Congressional staffers from both sides of the aisle came to Stanford last week for a cybersecurity boot camp. They heard from Google's Eric Schmidt that security problems are serious, but can be reduced with better encryption of communications.
In the early years of communicating by computer, nobody worried about electronic interlopers sniffing through private files, Google executive chairman Eric Schmidt told a gathering of key congressional staffers on the Stanford campus.
But that has changed in a big way – witness Chinese hackers and the National Security Agency. In the end, Schmidt said, technology, rather than law, is more likely to reinstate privacy: "Everything is going to have to be encrypted all the way."
The software engineer, who joined Google in 2001, spoke in a conversation with Condoleezza Rice, the former U.S. secretary of state who is now a Stanford professor of political science and a senior fellow at the Hoover Institution.
"I come here because this is where all the innovation in the country seems to start," Schmidt said. He noted that Stanford researchers have, in fact, played a historical role in the development of encryption.
Looking for good news? Schmidt predicted unbreakable end-to-end encryption "within our lifetime." Google now offers encrypted email, and Yahoo is following.
The three-day workshop was cosponsored by Stanford's Center for International Security and Cooperation and the Hoover Institution. The boot camp was led by Amy Zegart, the co-director of CISAC and a senior fellow at Hoover, and Herb Lin, a CISAC consulting scholar and chief scientist at the Computer Science and Telecommunications Board, National Research Council of the National Academies.
Schmidt, in response to a question from Rice about classes students should take, noted that 75 percent of Stanford students take at least one computer science course. He talked about the importance of data science – a topic Google scientists know well. He pointed out that President Obama's campaign organization made good use of data science.
Voice recognition, text recognition and face recognition by cameras and computers have become very good, but pose a privacy threat, Schmidt said. Placing cameras everywhere would drastically reduce crime, he said, but at the cost of privacy.

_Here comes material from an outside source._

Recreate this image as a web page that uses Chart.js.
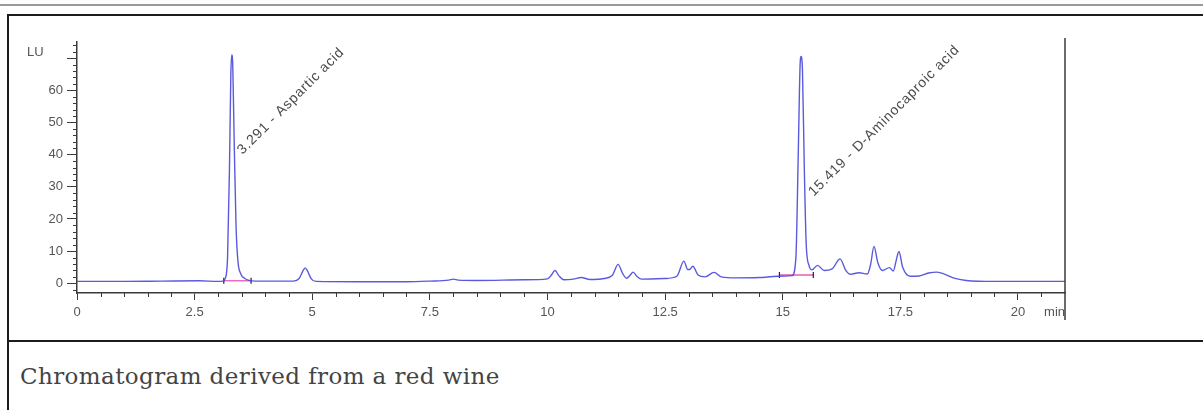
<!DOCTYPE html>
<html>
<head>
<meta charset="utf-8">
<script src="https://cdn.jsdelivr.net/npm/chart.js@4.4.1/dist/chart.umd.min.js"></script>
<style>
    body { margin: 0; background: #fff; overflow: hidden; }
    #topline { position: absolute; left: 0; top: 4px; width: 1203px; height: 2px; background: #9a9a9a; }
    #frame { position: absolute; left: 7px; top: 14px; width: 1400px; height: 324px; border: 2px solid #1c1c1c; }
    #capborder { position: absolute; left: 7px; top: 342px; width: 2px; height: 80px; background: #1c1c1c; }
    #caption { position: absolute; left: 20px; top: 363px; font-family: "DejaVu Serif", serif; font-size: 23px; letter-spacing: 0.4px; color: #444; white-space: nowrap; }
    #wrap { position: absolute; left: 9px; top: 16px; width: 1180px; height: 322px; }
</style>
</head>
<body>
<div id="topline"></div>
<div id="frame"></div>
<div id="capborder"></div>
<div id="wrap"><canvas id="chromChart" width="1180" height="322"></canvas></div>
<div id="caption">Chromatogram derived from a red wine</div>
<script>
// trace (retention time in min, signal in LU)
const timeMin = [
    0, 1.0, 1.8, 2.6, 3.0, 3.1, 3.15, 3.2, 3.24, 3.27, 3.29, 3.31, 3.34, 3.38, 3.42, 3.48, 3.56, 3.66, 3.8,
    4.6, 4.72, 4.8, 4.85, 4.9, 4.98, 5.08, 6.0, 7.0, 7.5, 7.9, 8.0, 8.1, 8.5, 9.5,
    10.0, 10.08, 10.16, 10.24, 10.35, 10.55, 10.72, 10.9, 11.2, 11.38, 11.5, 11.6, 11.68, 11.76, 11.82, 11.9,
    12.0, 12.5, 12.75, 12.9, 12.98, 13.02, 13.09, 13.2, 13.35, 13.54, 13.7, 14.0, 14.5, 14.9,
    15.2, 15.28, 15.33, 15.37, 15.39, 15.42, 15.46, 15.5, 15.56, 15.62, 15.74, 15.88,
    16.05, 16.22, 16.34, 16.44, 16.62, 16.8, 16.87, 16.94, 17.02, 17.12, 17.27, 17.35, 17.41, 17.47, 17.55, 17.71,
    17.9, 18.1, 18.28, 18.45, 18.64, 18.9, 19.5, 21.0
];
const signalLU = [
    0.6, 0.6, 0.7, 0.8, 0.6, 0.7, 1.5, 8, 35, 65, 71, 68, 45, 18, 7, 3, 1.6, 0.9, 0.7,
    0.7, 1.5, 3.8, 4.8, 3.8, 1.4, 0.6, 0.5, 0.5, 0.7, 1.0, 1.3, 1.0, 0.9, 1.1,
    1.4, 2.5, 4.0, 2.4, 1.1, 1.3, 1.8, 1.2, 1.5, 2.5, 5.9, 3.0, 1.6, 2.6, 3.5, 2.2,
    1.3, 1.5, 2.2, 6.9, 4.3, 4.3, 5.3, 2.6, 2.0, 3.4, 2.0, 1.7, 1.8, 2.2,
    2.4, 8, 40, 68, 70.5, 66, 35, 12, 5.5, 4.2, 5.6, 4.0,
    4.5, 7.6, 4.0, 2.8, 3.3, 2.9, 6, 11.5, 6.5, 4.0, 4.9, 3.8, 7, 9.9, 5, 2.2,
    2.3, 3.2, 3.5, 2.8, 1.6, 0.9, 0.6, 0.6
];

// integration baselines
const asparticBaseTimes = [3.12, 3.70];
const asparticBaseLevels = [0.8, 0.8];
const aminoBaseTimes = [14.93, 15.65];
const aminoBaseLevels = [2.6, 2.6];

// peak annotations
const peakLabels = ['3.291 - Aspartic acid', '15.419 - D-Aminocaproic acid'];
const peakLabelTimes = [3.52, 15.66];
const peakLabelLevels = [39.9, 26.9];

const xTickValues = [0, 2.5, 5, 7.5, 10, 12.5, 15, 17.5, 20];
const yTickValues = [0, 10, 20, 30, 40, 50, 60, 70];

const axisColor = '#3a3a3a';
const labelColor = '#555';
const fontFamily = '"Liberation Sans", Arial, sans-serif';

function toPoints(xs, ys) {
    return xs.map((x, i) => ({ x: x, y: ys[i] }));
}

const chromExtras = {
    id: 'chromExtras',
    afterDraw(chart) {
        const ctx = chart.ctx;
        const xs = chart.scales.x;
        const ys = chart.scales.y;
        const area = chart.chartArea;
        ctx.save();
        ctx.strokeStyle = axisColor;
        ctx.lineWidth = 1;
        // minor ticks on x
        ctx.beginPath();
        for (let t = 0.5; t < 21; t += 0.5) {
            if (t % 2.5 === 0) continue;
            const px = Math.round(xs.getPixelForValue(t)) + 0.5;
            ctx.moveTo(px, area.bottom);
            ctx.lineTo(px, area.bottom + 4);
        }
        // minor ticks on y
        for (let v = -2; v <= 74; v += 2) {
            if (v % 10 === 0) continue;
            const py = Math.round(ys.getPixelForValue(v)) + 0.5;
            ctx.moveTo(area.left - 4, py);
            ctx.lineTo(area.left, py);
        }
        ctx.stroke();
        // right frame line
        ctx.lineWidth = 1.5;
        ctx.beginPath();
        ctx.moveTo(area.right, area.top - 4);
        ctx.lineTo(area.right, area.bottom + 27);
        ctx.stroke();
        // unit labels
        ctx.fillStyle = labelColor;
        ctx.font = '13px ' + fontFamily;
        ctx.textBaseline = 'middle';
        ctx.textAlign = 'left';
        ctx.fillText('LU', 18, 36);
        ctx.textAlign = 'right';
        ctx.fillText('min', area.right, area.bottom + 19);
        // peak labels
        ctx.fillStyle = '#4a4a4a';
        ctx.font = '14px ' + fontFamily;
        ctx.letterSpacing = '0.8px';
        ctx.textAlign = 'left';
        ctx.textBaseline = 'alphabetic';
        peakLabels.forEach((text, i) => {
            ctx.save();
            ctx.translate(xs.getPixelForValue(peakLabelTimes[i]), ys.getPixelForValue(peakLabelLevels[i]));
            ctx.rotate(-Math.PI / 4);
            ctx.fillText(text, 0, 0);
            ctx.restore();
        });
        ctx.restore();
    }
};

new Chart(document.getElementById('chromChart').getContext('2d'), {
    type: 'line',
    data: {
        datasets: [{
            label: 'signal',
            data: toPoints(timeMin, signalLU),
            borderColor: 'rgba(72, 72, 218, 0.9)',
            borderWidth: 1.4,
            pointRadius: 0,
            cubicInterpolationMode: 'monotone',
            fill: false
        }, {
            label: 'baseline 1',
            data: toPoints(asparticBaseTimes, asparticBaseLevels),
            borderColor: 'rgb(232, 90, 180)',
            borderWidth: 1.3,
            pointStyle: 'line',
            pointRotation: 90,
            pointRadius: 3,
            pointBorderColor: '#222',
            pointBorderWidth: 1.2
        }, {
            label: 'baseline 2',
            data: toPoints(aminoBaseTimes, aminoBaseLevels),
            borderColor: 'rgb(232, 90, 180)',
            borderWidth: 1.3,
            pointStyle: 'line',
            pointRotation: 90,
            pointRadius: 3,
            pointBorderColor: '#222',
            pointBorderWidth: 1.2
        }]
    },
    options: {
        responsive: false,
        animation: false,
        layout: { padding: { top: 26, right: 124, left: 0, bottom: 0 } },
        plugins: {
            legend: { display: false },
            tooltip: { enabled: false }
        },
        scales: {
            x: {
                type: 'linear',
                min: 0,
                max: 21,
                afterBuildTicks: function(scale) {
                    scale.ticks = xTickValues.map(v => ({ value: v }));
                },
                afterFit: function(scale) { scale.height = 45; },
                border: { color: axisColor, width: 1.5 },
                grid: { drawOnChartArea: false, tickLength: 7, tickColor: axisColor },
                ticks: {
                    color: labelColor,
                    font: { family: fontFamily, size: 13 },
                    padding: 5,
                    maxRotation: 0,
                    autoSkip: false,
                    callback: function(value) { return String(value); }
                }
            },
            y: {
                type: 'linear',
                min: -3,
                max: 75,
                afterBuildTicks: function(scale) {
                    scale.ticks = yTickValues.map(v => ({ value: v }));
                },
                afterFit: function(scale) { scale.width = 68; },
                border: { color: axisColor, width: 1.5 },
                grid: { drawOnChartArea: false, tickLength: 10, tickColor: axisColor },
                ticks: {
                    color: labelColor,
                    font: { family: fontFamily, size: 13 },
                    padding: 4,
                    autoSkip: false,
                    callback: function(value) { return value === 70 ? '' : String(value); }
                }
            }
        }
    },
    plugins: [chromExtras]
});
</script>
</body>
</html>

On a different topic, Schmidt said Google has been working hard to create a virtual personal assistant that would know its user very well, could take care of business and even offer advice. "I want a program that answers all my email," Schmidt said.
Schmidt's conversation with Rice was part of Stanford's inaugural weeklong cybersecurity boot camp for key congressional staffers who deal with cybersecurity issues.
The participants, from both sides of the political aisle, earlier heard from, among others, Jane Holl Lute, a former deputy secretary of homeland security, the current president of the Council on CyberSecurity and a consulting professor at Stanford's Center for International Security and Cooperation. "Nothing you do online is secure," she warned. Schmidt touched on a similar topic. Government computers are typically out of date and vulnerable to attack, he said. Even something as simple as a software update would be an improvement, he said.
Stanford President John Hennessy and Larry Kramer, former dean of Stanford Law School and now president of the William and Flora Hewlett Foundation, held a keynote conversation for the congressional staffers during lunch on Tuesday.
Hennessy asked Kramer about the foundation's new $20 million initiative on cyberthreats against the government, businesses and individuals and why he believes cybersecurity is such an important issue.
"The gap we found is that there is very little work being done in terms of long-term public policy analysis, " Kramer said. "Government and industry – we're plunging ahead dealing with the problems that are right in front of us – but nobody is really thinking about a long-term government framework to make this work."